18. Entire Agreement
This Agreement constitutes the whole of the agreement between the parties. You agree that you have not relied on any statement, representation, assurance or warranty made by any person (including a third party) in entering into this Agreement. This Agreement supersedes all prior or contemporaneous oral or written communications, proposals and representations between you and Octopus Deploy with respect to the Products or any other subject matter covered by this Agreement.
19. Force Majeure
Neither party is responsible or liable for any omission or delay under this Agreement where the omission or delay is caused by an event beyond the reasonable control of any party, including, but not limited to, act of God, natural disaster, war or invasion, terrorism or act of a public enemy, strikes and industrial disputes, embargo, prohibition, confiscation, act of government authority, or failure of telecommunications or data networks or services.
20. Law and Jurisdiction
Where either party may have a dispute or claim against the other party, each party:
(a) agrees that the Agreement shall be interpreted in accordance with the applicable laws of the State of California, USA, without reference to its conflict of laws principles from time to time;
(b) submits to the exclusive jurisdiction and venue of San Francisco, California, USA, and courts of appellate jurisdiction; and
(c) consents to the enforcement of any judgment of the courts of San Francisco, California, USA (and appellate courts) in any other jurisdiction.

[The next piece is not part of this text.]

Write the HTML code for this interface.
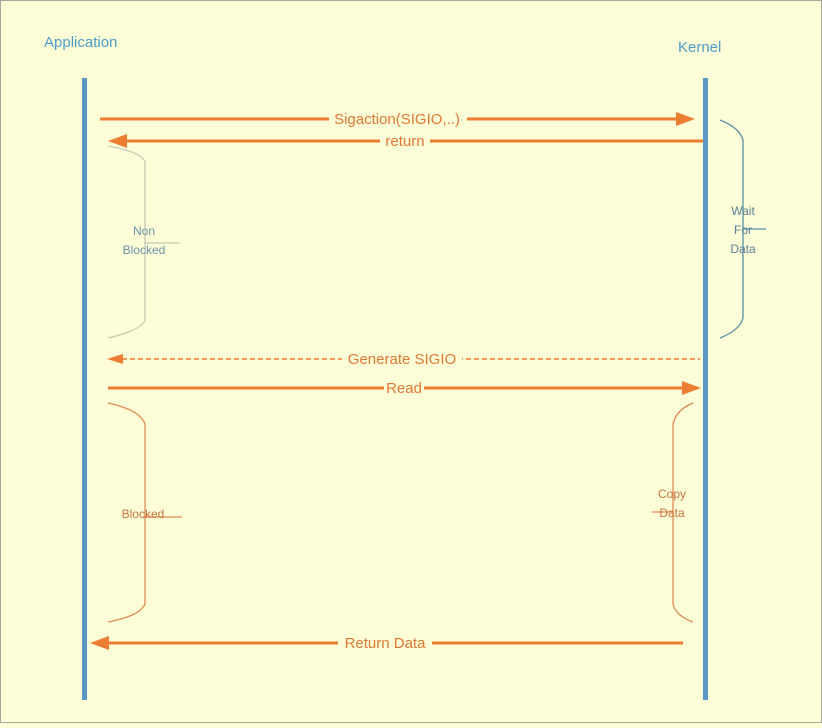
<!DOCTYPE html>
<html><head><style>
body{margin:0;width:822px;height:723px;overflow:hidden;background:#fdfdd8;}
</style></head><body>
<svg width="822" height="723" xmlns="http://www.w3.org/2000/svg" font-family="Liberation Sans, sans-serif">
<rect x="0.5" y="0.5" width="821" height="722" fill="#fdfdd8" stroke="#a8a8a0"/>
<text x="44" y="47" font-size="15" fill="#4e9cc9">Application</text>
<text x="678" y="52" font-size="15" fill="#4e9cc9">Kernel</text>
<rect x="82" y="78" width="5" height="622" fill="#5a98c4"/>
<rect x="703" y="78" width="5" height="622" fill="#5a98c4"/>
<g stroke="#ed7d31" fill="none">
<line x1="100" y1="119" x2="678" y2="119" stroke-width="3"/>
<line x1="124" y1="141" x2="703" y2="141" stroke-width="3"/>
<line x1="122" y1="359" x2="700" y2="359" stroke-width="1.5" stroke-dasharray="5,3"/>
<line x1="108" y1="388" x2="684" y2="388" stroke-width="3"/>
<line x1="106" y1="643" x2="683" y2="643" stroke-width="3"/>
</g>
<g fill="#ed7d31">
<polygon points="695,119 676,112 676,126"/>
<polygon points="108,141 127,134 127,148"/>
<polygon points="107,359 123,354 123,364"/>
<polygon points="701,388 682,381 682,395"/>
<polygon points="90,643 109,636 109,650"/>
</g>
<g font-size="15" fill="#e07a33" text-anchor="middle">
<rect x="329" y="110" width="138" height="18" fill="#fdfdd8"/>
<text x="397" y="124">Sigaction(SIGIO,..)</text>
<rect x="380" y="132" width="50" height="18" fill="#fdfdd8"/>
<text x="405" y="146">return</text>
<rect x="342" y="350" width="120" height="18" fill="#fdfdd8"/>
<text x="402" y="364">Generate SIGIO</text>
<rect x="384" y="379" width="40" height="18" fill="#fdfdd8"/>
<text x="404" y="393">Read</text>
<rect x="338" y="634" width="94" height="18" fill="#fdfdd8"/>
<text x="385" y="648">Return Data</text>
</g>
<g fill="none" stroke-width="1.3">
<path d="M108,146 Q142,152 145,162 L145,320 Q142,330 108,338" stroke="#c8c8b8"/>
<line x1="145" y1="243" x2="180" y2="243" stroke="#c8c8b8"/>
<path d="M720,120 Q740,128 743,140 L743,318 Q740,330 720,338" stroke="#5a8fa8"/>
<line x1="743" y1="229" x2="766" y2="229" stroke="#5a8fa8"/>
<path d="M108,403 Q140,410 145,424 L145,604 Q140,616 108,622" stroke="#e08a50"/>
<line x1="145" y1="517" x2="182" y2="517" stroke="#e08a50"/>
<path d="M693,403 Q676,410 673,424 L673,604 Q676,616 693,622" stroke="#e08a50"/>
<line x1="652" y1="512" x2="673" y2="512" stroke="#e08a50"/>
</g>
<g font-size="12" text-anchor="middle">
<text x="144" y="235" fill="#6a94a8">Non</text>
<text x="144" y="254" fill="#6a94a8">Blocked</text>
<text x="743" y="215" fill="#5a7f96">Wait</text>
<text x="743" y="234" fill="#5a7f96">For</text>
<text x="743" y="253" fill="#5a7f96">Data</text>
<text x="143" y="518" fill="#c8743c">Blocked</text>
<text x="672" y="498" fill="#c8743c">Copy</text>
<text x="672" y="517" fill="#c8743c">Data</text>
</g>
</svg>
</body></html>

In this Agreement, unless the context otherwise requires:
21.1. A reference to the singular includes the plural and the plural includes the singular.

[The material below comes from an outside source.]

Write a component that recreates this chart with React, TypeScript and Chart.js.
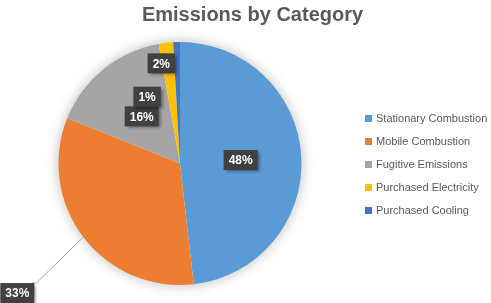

21.2. A reference to any contract (including this Agreement) or other instrument includes any variation or replacement of it and as it may be assigned or novated.
21.3. A reference to a law includes subordinate legislation (including regulations) and other instruments under it and any amendment or replacement of any of them.
21.4. A reference to a person or entity includes an individual, a firm, a body corporate, a trust, an unincorporated association or an authority.
21.5. A reference to a person includes their legal personal representatives (including executors), administrators, successors, substitutes (including by way of novation) and permitted assigns.
21.6. A reference to a day or a month means a calendar day or calendar month.
21.7. No party enters into this Agreement as agent for any other person (or otherwise on their behalf or for their benefit).
21.8. The meaning of any general language is not restricted by any accompanying example, and the words “includes”, “including”, “such as”, “for example” or similar words are not words of limitation.
21.9. Headings and the table of contents are for convenience only and do not form part of this Agreement or affect its interpretation.
21.10. Where there are two or more persons in a party each are bound jointly and severally.